DistributionData and view.Rows in general do not get reset between Reporting Intervals
marwan-at-work opened this issue · 3 comments
I have a program that records the latency of a request using the OCHTTP server middleware.
In my program, I am using the DataDog OpenCensus Exporter to report this metric.
Therefore, I wanted to simulate a latency spike by having my handler do the following:
-
The first 4 minutes, the HTTP Handler takes between 200-400ms to respond.
-
The second 6 minutes, the HTTP handler takes between 1-2seconds (latency spike)
-
The third 4 minutes, the HTTP handler takes between 200-400ms (latency goes back to normal)
The latency gets reported every 10 seconds
In other words, OpenCensus calls DataDog's ExportView every 10 seconds.
OpenCensus collects the Min/Max latencies and passes them as DistributionData to the DataDog exporter.
My expectation is that for every 10 seconds, OpenCensus calculates the Min/Max/Mean/etc and passes them to an Exporter, but then it should reset those numbers so that they don't obscure the next bucket of time. Is this assumption incorrect?
Even if this assumption is wrong, let's continue with how this behavior has obscured the latency spike significantly:
The fact that OpenCensus does not "reset" the Min every 10 seconds, means that the Min stays the same across the entire lifetime of the Go process.
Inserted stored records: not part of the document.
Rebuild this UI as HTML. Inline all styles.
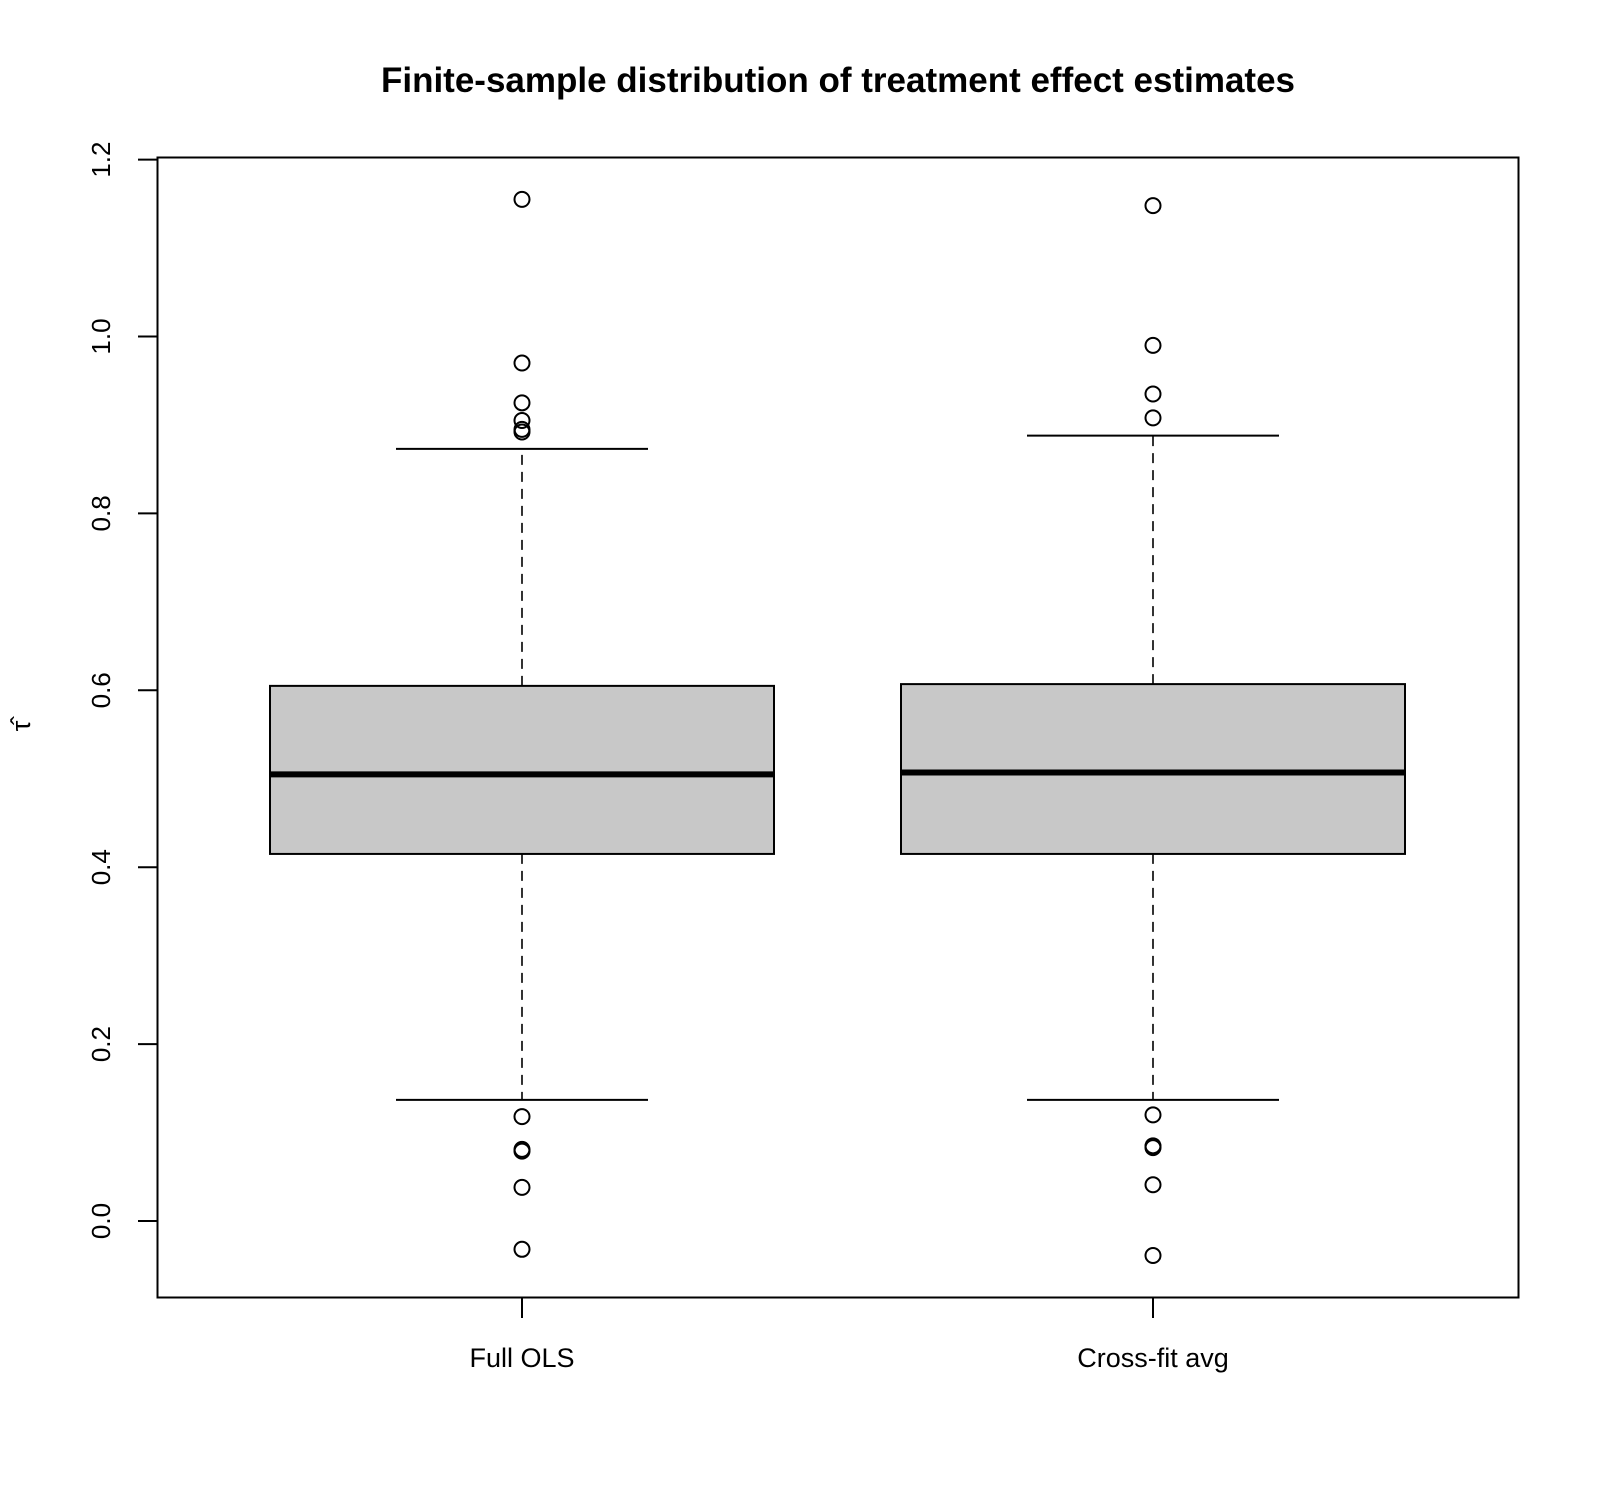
<!DOCTYPE html>
<html><head><meta charset="utf-8"><style>
html,body{margin:0;padding:0;background:#fff}
svg{display:block}
text{font-family:"Liberation Sans",Arial,sans-serif;fill:#000}
</style></head><body>
<svg id="chart" width="1600" height="1494" viewBox="0 0 1600 1494" xmlns="http://www.w3.org/2000/svg">
<text x="838" y="92" font-size="35" font-weight="bold" text-anchor="middle">Finite-sample distribution of treatment effect estimates</text>
<rect x="157.5" y="157.5" width="1361" height="1140" fill="none" stroke="#000" stroke-width="2"/>
<g id="yaxis"></g>
<g id="xaxis"></g>
<g id="boxes"></g>
<text transform="translate(30,726) rotate(-90)" font-size="27" text-anchor="middle">τ̂</text>
</svg>
<script>
const categories = ["Full OLS", "Cross-fit avg"];
const q1 = [0.415, 0.415];
const medians = [0.505, 0.507];
const q3 = [0.605, 0.607];
const whiskerLow = [0.137, 0.137];
const whiskerHigh = [0.873, 0.888];
const outliersOLS = [1.155, 0.97, 0.925, 0.905, 0.895, 0.892, 0.118, 0.081, 0.079, 0.038, -0.032];
const outliersCF = [1.148, 0.99, 0.935, 0.908, 0.12, 0.085, 0.083, 0.041, -0.039];
const yTicks = [0.0, 0.2, 0.4, 0.6, 0.8, 1.0, 1.2];
const yTickLabels = ["0.0", "0.2", "0.4", "0.6", "0.8", "1.0", "1.2"];

const NS = "http://www.w3.org/2000/svg";
const y = v => 1221 - v * 884.5;
const x = i => 522 + i * 631;
const boxHalf = 252, capHalf = 126;
function mk(tag, attrs, parent){const e=document.createElementNS(NS,tag);for(const k in attrs)e.setAttribute(k,attrs[k]);parent.appendChild(e);return e;}

const ya = document.getElementById("yaxis");
mk("line",{x1:157.5,x2:157.5,y1:y(0),y2:y(1.2),stroke:"#000","stroke-width":2},ya);
yTicks.forEach((v,i)=>{
  const t = mk("line",{x1:138,x2:157.5,y1:y(v),y2:y(v),stroke:"#000","stroke-width":2},ya);
  
  
  const l = mk("text",{transform:`translate(110,${y(v)}) rotate(-90)`,"font-size":26,"text-anchor":"middle"},ya);
  l.textContent = yTickLabels[i];
  
  
});
const xa = document.getElementById("xaxis");
categories.forEach((c,i)=>{
  const t = mk("line",{x1:x(i),x2:x(i),y1:1297,y2:1318,stroke:"#000","stroke-width":2},xa);
  
  
  const l = mk("text",{x:x(i),y:1367,"font-size":27,"text-anchor":"middle"},xa);
  l.textContent = c;
  
  
});
const bg = document.getElementById("boxes");
const outs = [outliersOLS, outliersCF];
categories.forEach((c,i)=>{
  const cx = x(i);
  const g = mk("g",{},bg);
  
  
  mk("line",{x1:cx,x2:cx,y1:y(q3[i]),y2:y(whiskerHigh[i]),stroke:"#000","stroke-width":1.6,"stroke-dasharray":"10,7"},g);
  mk("line",{x1:cx,x2:cx,y1:y(q1[i]),y2:y(whiskerLow[i]),stroke:"#000","stroke-width":1.6,"stroke-dasharray":"10,7"},g);
  mk("line",{x1:cx-capHalf,x2:cx+capHalf,y1:y(whiskerHigh[i]),y2:y(whiskerHigh[i]),stroke:"#000","stroke-width":2},g);
  mk("line",{x1:cx-capHalf,x2:cx+capHalf,y1:y(whiskerLow[i]),y2:y(whiskerLow[i]),stroke:"#000","stroke-width":2},g);
  mk("rect",{x:cx-boxHalf,y:y(q3[i]),width:2*boxHalf,height:y(q1[i])-y(q3[i]),fill:"#c8c8c8",stroke:"#000","stroke-width":2},g);
  mk("line",{x1:cx-boxHalf,x2:cx+boxHalf,y1:y(medians[i]),y2:y(medians[i]),stroke:"#000","stroke-width":6},g);
  outs[i].forEach(v=>{
    const p = mk("circle",{cx:cx,cy:y(v),r:7.5,fill:"none",stroke:"#000","stroke-width":2},g);
    
    
  });
});
</script>
</body></html>
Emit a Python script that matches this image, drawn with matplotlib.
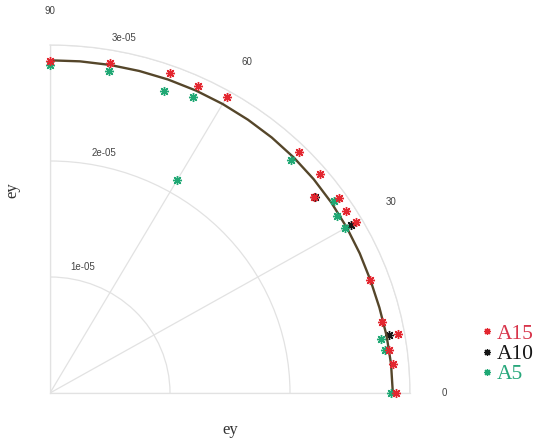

Therefore, if we had a dashboard of the "min" value only, you'll see that the min never went up, it stays as ~200ms for the entirety of the 14 minutes. Even though for 6 minutes, the Min value was at least 1000ms.
On the other hand, if you have a "max" metric, you'll see that it went up to ~2s, but then it never went back down even though the traffic spike ended after 10 minutes.
Predictably, if I "kill" the process and restart it, suddenly the dashboard gets fixed and that's because we no longer hold the "min/max" that was previously preventing the dashboard to be accurate. See the following screen shot for demonstration:
What you see here is that the Purple line is the Max metric while the Blue line is the Min metric.
When 4 minutes passed, the Purple line went up, but the Blue line stayed down. This is because even though new incoming requests were clocking between 1-2 seconds, OpenCensus kept comparing those numbers to the Min that was initially recorded in the first 4 minutes.
However, once I kill the process and restart the server (resuming the traffic spike) you can see the Min gets updated. Similarly, when the spike finished, the Max never goes down until I forcefully reset the Max.
As far as I understand, and at the very least, restarting the process should not significantly affect what the chart looks like as seen in the screenshot above
My understanding is that OpenCensus creates a metric for a bunch of Measures per Reporting Interval (I can easily be wrong about this). Therefore, if I manually empty out the DistributionData after every interval, you can see the Dashboard now looks very correct:
Finally, I have created a reproduction Repository here: https://github.com/marwan-at-work/rcrepro
I included a Vendor folder that fmt.Println
's the incoming DistributionData and you can notice that even when the traffic starts to go up to 1-2 seconds for 6 minutes, the Min value that DataDog receives stays the same.
AFAIK, there's no need to actually set up Datadog, you can just run the program and inspect the logs.
Also, I'm not familiar with the OpenCensus codebase (until this issue), but all I had to do to fix it was add this line: marwan-at-work@1380fae#diff-2000ebb97830a1f0f1c5c4856a737f78R236
Not sure how thorough the unit tests are, but this didn't break any of them.
@odeke-em gentle ping to see if you or anyone would be able to look at this. Thanks!
@marwan-at-work I just commented on your PR.